Pohuwato – Nasir Giasi selaku ketua
Panitia Khusus (Pansus) Rencana Pembangunan Jangka Menengah Daerah (RPJMD) 2025 – 2029, prihatin dengan kondisi Pendapatan Asli Daerah (PAD) Pohuwato yang masih minim.
Ia pun mendorong pemerintah mengoptimalkan penerapan perda objek pajak,agar pendapatan daerah dari sektor pajak bisa maksimal kembali.
“Termasuk optimalisasi penerapan Perda pajak daerah dan retribusi daerah,”tegas Ketua Pansus Nasir Giasi dalam Rapat Paripurna pembicaraan tingkat II, penandataganan berita acara persetujuan bersama terhadap ranperda RPJMD tahun 2025 – 2029. Selasa, 12 Agustus 2025, di DPRD Pohuwato.
Di tahun 2020 – 2024 saja, proporsi PAD terhadap total pendapatan daerah hanya berkisar di angka 7.74 persen. Melalui Ketua Pansus Nasir Giasi, DPRD Pohuwato menilai bahwa kondisi tersebut mengindikasikan bahwa Pohuwato masih ketergantungan terhadap dana transfer dari pusat.
Aleg dari Fraksi Golkar itu mewakili DPRD Pohuwato mempertanyakan kontribusi investor dalam pembangunan daerah. Terlebih lagi ihwal Kontribusi PT Biomassa Jaya Abadi (BJA), Inti GlobalLaksana(IGL), Banyan Tumbuh Lestari (BTL).
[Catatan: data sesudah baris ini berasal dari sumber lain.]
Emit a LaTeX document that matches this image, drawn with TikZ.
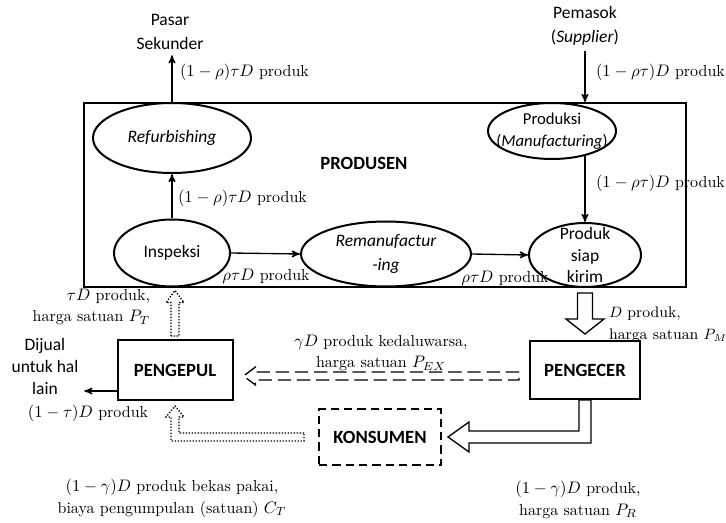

Dimana menurut pansus, perusahaan tersebut telah melakukan ekspor senilai USD 52 juta.
“Data dari BPKAD, kontribusi BJA -IGL – BTL, sebesar Rp 900 juta melalui Dana Bagi Hasil (DBH) Penerimaan Negara Bukan Pajak (PNBP) hasil Provisi Sumber Daya Hutan (PSDH) yang disetor dari produksi kayu yang ditebang,”papar Nasir
Nilai ekspor yang terbilang tinggi itu menurut Pansus DPRD, tidak sebanding dengan kontribusi perusahaan terhadap PAD Pohuwato. Pemerintah daerah pun diminta melakukan pengawasan terhadap proses penebangan kayu oleh PT IGL – BTL, sehingga kayu yang ditebang dalam proses pembukaan lahan dijamin dibayar PSDHnya.
Selain BJA Group, perusahaan sawit PT Loka Indah Lestari (LIL) juga tidak lepas dari sorotan DPRD Pohuwato. PT LIL kata Nasir tidak memiliki izin pemanfaatan kayu ( IPK).
” Sehingga semua kayu yang ditebang dalam proses pembukaan lahan tidak dibayar PSDHnya. Dari konfirmasi staf BKAD, pihak perusahaan mengatakan bahwa areal mereka sudah mengantongi Hak Guna Usaha (HGU), sehinga tidak perlu membayar PSDH,”ungkap Nasir
Padahal sesuai Peraturan Menteri lingkungan Hidup dan Kehutanan, nomor P.52 tahun 2015 dinyatakan bahwa setiap kayu yang tumbuh alami meskipun di dalam HGU tetap dikenakan PSDH/DR.